_EXERCISE REQUIREMENTS_
Look for the string "with" in every line, and copy each line that has it.

● ● ● ● ● ● ●

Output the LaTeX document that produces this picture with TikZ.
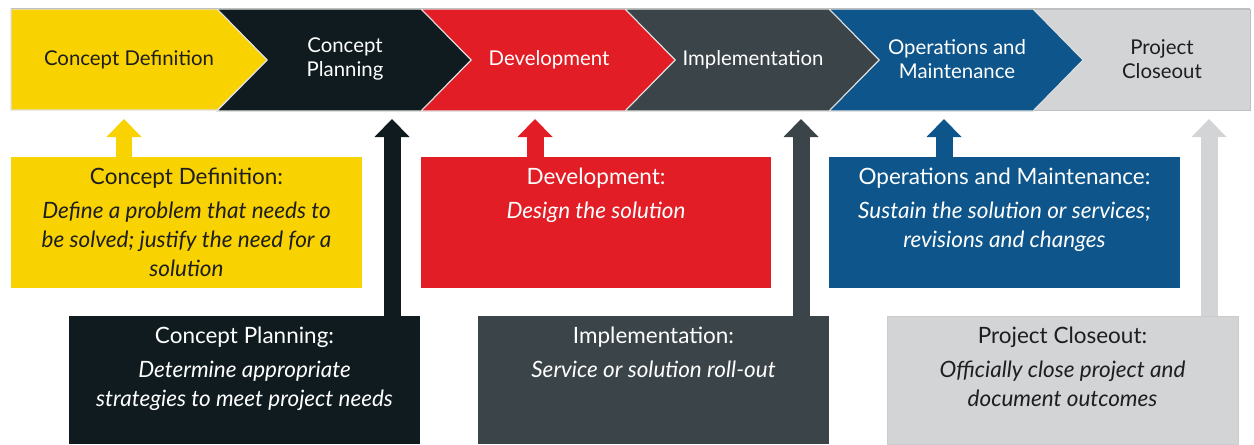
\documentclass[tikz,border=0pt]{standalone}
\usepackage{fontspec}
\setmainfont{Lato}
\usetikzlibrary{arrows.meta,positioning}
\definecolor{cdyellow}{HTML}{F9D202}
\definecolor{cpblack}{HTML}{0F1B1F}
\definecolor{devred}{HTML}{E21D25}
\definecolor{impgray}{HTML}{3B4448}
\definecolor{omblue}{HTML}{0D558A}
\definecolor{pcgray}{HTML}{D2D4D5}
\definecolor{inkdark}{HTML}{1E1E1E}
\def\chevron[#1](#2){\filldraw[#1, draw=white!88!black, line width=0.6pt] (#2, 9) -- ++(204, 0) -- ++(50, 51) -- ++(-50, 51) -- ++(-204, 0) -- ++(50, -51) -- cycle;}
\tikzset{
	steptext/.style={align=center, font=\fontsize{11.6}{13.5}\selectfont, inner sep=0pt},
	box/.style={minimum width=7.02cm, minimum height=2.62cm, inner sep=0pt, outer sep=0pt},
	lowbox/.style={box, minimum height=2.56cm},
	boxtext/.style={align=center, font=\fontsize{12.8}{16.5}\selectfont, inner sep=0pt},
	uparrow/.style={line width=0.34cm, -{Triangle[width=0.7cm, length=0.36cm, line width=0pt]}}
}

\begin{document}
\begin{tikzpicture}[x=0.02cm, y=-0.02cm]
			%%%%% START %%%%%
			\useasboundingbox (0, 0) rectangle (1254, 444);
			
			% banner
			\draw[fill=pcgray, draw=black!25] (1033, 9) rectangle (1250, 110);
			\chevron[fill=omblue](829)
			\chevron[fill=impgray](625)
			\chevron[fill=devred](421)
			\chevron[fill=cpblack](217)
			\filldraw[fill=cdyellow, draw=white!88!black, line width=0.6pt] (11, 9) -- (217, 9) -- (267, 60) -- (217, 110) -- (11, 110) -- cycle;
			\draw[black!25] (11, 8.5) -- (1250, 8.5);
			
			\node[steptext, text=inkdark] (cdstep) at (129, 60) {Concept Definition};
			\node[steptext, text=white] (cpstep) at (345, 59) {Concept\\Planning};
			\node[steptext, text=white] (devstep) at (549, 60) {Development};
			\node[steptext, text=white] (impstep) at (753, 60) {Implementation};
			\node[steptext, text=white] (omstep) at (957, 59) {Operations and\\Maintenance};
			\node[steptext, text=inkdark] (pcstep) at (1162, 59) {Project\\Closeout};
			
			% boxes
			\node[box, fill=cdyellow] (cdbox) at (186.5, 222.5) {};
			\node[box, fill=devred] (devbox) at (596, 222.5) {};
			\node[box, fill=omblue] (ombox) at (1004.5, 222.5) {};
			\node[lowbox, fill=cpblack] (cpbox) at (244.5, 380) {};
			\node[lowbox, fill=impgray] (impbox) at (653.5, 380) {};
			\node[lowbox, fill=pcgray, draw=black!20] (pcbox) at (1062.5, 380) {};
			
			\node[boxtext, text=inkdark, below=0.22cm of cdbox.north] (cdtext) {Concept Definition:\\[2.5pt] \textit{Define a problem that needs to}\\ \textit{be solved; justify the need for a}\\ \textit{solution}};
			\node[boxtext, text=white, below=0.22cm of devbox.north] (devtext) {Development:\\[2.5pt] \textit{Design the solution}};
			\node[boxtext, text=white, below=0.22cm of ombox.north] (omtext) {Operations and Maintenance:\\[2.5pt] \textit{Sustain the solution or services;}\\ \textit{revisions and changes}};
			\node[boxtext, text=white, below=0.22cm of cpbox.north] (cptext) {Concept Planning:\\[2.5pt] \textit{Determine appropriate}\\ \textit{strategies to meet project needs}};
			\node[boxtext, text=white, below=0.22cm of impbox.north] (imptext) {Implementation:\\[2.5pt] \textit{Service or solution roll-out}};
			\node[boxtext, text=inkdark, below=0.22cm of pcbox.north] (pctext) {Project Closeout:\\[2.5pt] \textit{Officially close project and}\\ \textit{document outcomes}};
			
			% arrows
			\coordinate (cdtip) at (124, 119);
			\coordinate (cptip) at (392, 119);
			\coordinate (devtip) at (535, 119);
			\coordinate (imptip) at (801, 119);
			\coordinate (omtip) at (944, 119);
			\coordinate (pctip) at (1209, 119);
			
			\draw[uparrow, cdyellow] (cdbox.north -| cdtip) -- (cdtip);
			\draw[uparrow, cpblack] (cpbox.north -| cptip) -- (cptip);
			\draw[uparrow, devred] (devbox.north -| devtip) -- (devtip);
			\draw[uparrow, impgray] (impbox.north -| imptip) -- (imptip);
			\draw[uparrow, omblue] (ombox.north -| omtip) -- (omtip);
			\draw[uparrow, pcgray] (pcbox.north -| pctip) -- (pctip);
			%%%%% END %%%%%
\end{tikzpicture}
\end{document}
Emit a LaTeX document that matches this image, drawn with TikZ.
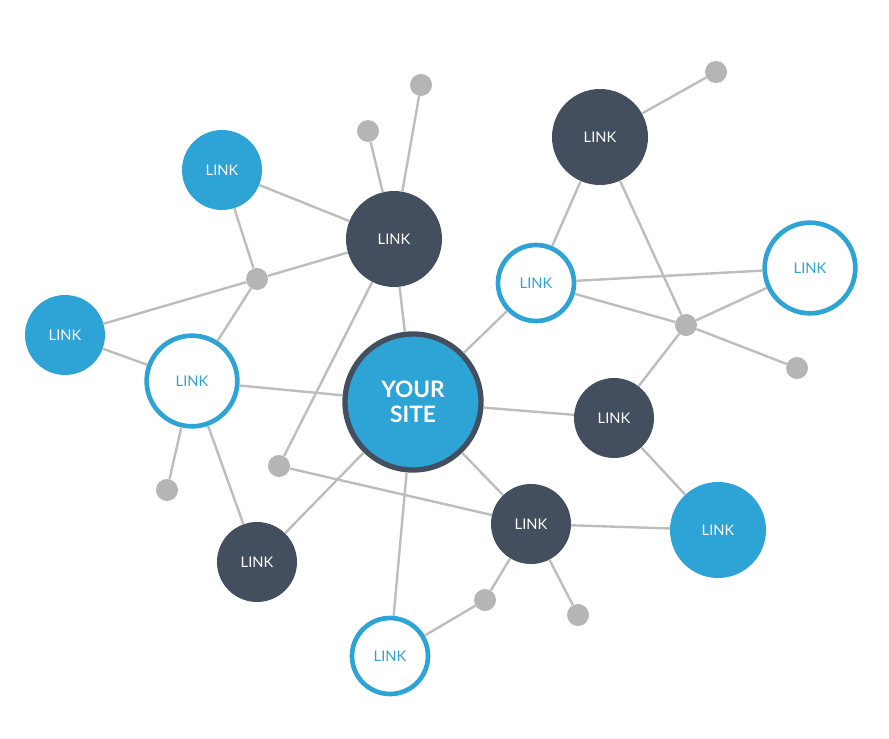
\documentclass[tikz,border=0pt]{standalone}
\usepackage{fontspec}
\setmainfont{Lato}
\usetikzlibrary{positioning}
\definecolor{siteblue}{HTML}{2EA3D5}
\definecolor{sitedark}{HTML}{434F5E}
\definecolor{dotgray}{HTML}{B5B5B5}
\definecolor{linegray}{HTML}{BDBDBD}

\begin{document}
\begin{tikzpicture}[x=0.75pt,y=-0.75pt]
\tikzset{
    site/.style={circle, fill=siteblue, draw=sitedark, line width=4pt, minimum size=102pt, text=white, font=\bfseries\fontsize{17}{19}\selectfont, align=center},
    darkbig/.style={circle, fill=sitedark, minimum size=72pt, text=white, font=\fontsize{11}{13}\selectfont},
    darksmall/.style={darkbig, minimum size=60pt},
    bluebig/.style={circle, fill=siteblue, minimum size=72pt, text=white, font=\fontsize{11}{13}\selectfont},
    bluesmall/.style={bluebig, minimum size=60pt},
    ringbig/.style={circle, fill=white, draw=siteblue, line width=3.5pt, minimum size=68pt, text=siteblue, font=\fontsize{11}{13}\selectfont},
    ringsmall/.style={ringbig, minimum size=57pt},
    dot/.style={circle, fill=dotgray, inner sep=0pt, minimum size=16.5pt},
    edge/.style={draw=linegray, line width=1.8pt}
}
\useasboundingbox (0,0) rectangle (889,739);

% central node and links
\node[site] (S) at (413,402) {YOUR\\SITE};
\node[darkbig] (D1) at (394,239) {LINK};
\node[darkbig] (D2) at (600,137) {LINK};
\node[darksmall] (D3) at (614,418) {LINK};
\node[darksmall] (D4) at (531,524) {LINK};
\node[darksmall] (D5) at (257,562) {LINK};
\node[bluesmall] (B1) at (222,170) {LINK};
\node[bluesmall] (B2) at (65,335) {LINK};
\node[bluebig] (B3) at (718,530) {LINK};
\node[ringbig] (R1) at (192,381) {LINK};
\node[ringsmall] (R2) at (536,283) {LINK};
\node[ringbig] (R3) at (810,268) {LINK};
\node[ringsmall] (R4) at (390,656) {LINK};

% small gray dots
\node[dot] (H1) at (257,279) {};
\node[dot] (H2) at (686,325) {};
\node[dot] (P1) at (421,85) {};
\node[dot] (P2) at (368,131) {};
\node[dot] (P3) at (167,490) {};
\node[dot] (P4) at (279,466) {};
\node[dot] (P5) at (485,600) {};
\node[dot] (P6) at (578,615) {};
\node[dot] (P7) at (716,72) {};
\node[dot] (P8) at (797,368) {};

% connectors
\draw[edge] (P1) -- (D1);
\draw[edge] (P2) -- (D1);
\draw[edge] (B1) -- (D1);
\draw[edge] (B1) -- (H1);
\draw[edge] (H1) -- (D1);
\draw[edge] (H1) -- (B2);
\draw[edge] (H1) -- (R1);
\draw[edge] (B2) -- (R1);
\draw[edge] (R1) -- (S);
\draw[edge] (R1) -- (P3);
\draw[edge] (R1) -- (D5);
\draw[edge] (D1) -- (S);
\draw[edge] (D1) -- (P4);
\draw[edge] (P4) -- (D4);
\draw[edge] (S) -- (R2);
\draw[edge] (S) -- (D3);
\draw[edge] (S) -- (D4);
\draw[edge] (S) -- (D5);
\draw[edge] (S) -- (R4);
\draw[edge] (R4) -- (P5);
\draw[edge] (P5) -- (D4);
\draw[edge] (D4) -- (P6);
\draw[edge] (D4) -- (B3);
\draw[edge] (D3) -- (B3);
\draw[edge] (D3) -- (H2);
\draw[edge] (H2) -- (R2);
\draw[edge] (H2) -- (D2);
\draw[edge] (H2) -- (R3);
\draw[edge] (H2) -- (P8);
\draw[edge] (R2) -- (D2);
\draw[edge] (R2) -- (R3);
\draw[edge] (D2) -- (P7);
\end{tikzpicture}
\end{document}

● ● ● ● ● ● ●

_TASK ANSWER_
Output the LaTeX document that produces this picture with TikZ.
Emit a LaTeX document that matches this image, drawn with TikZ.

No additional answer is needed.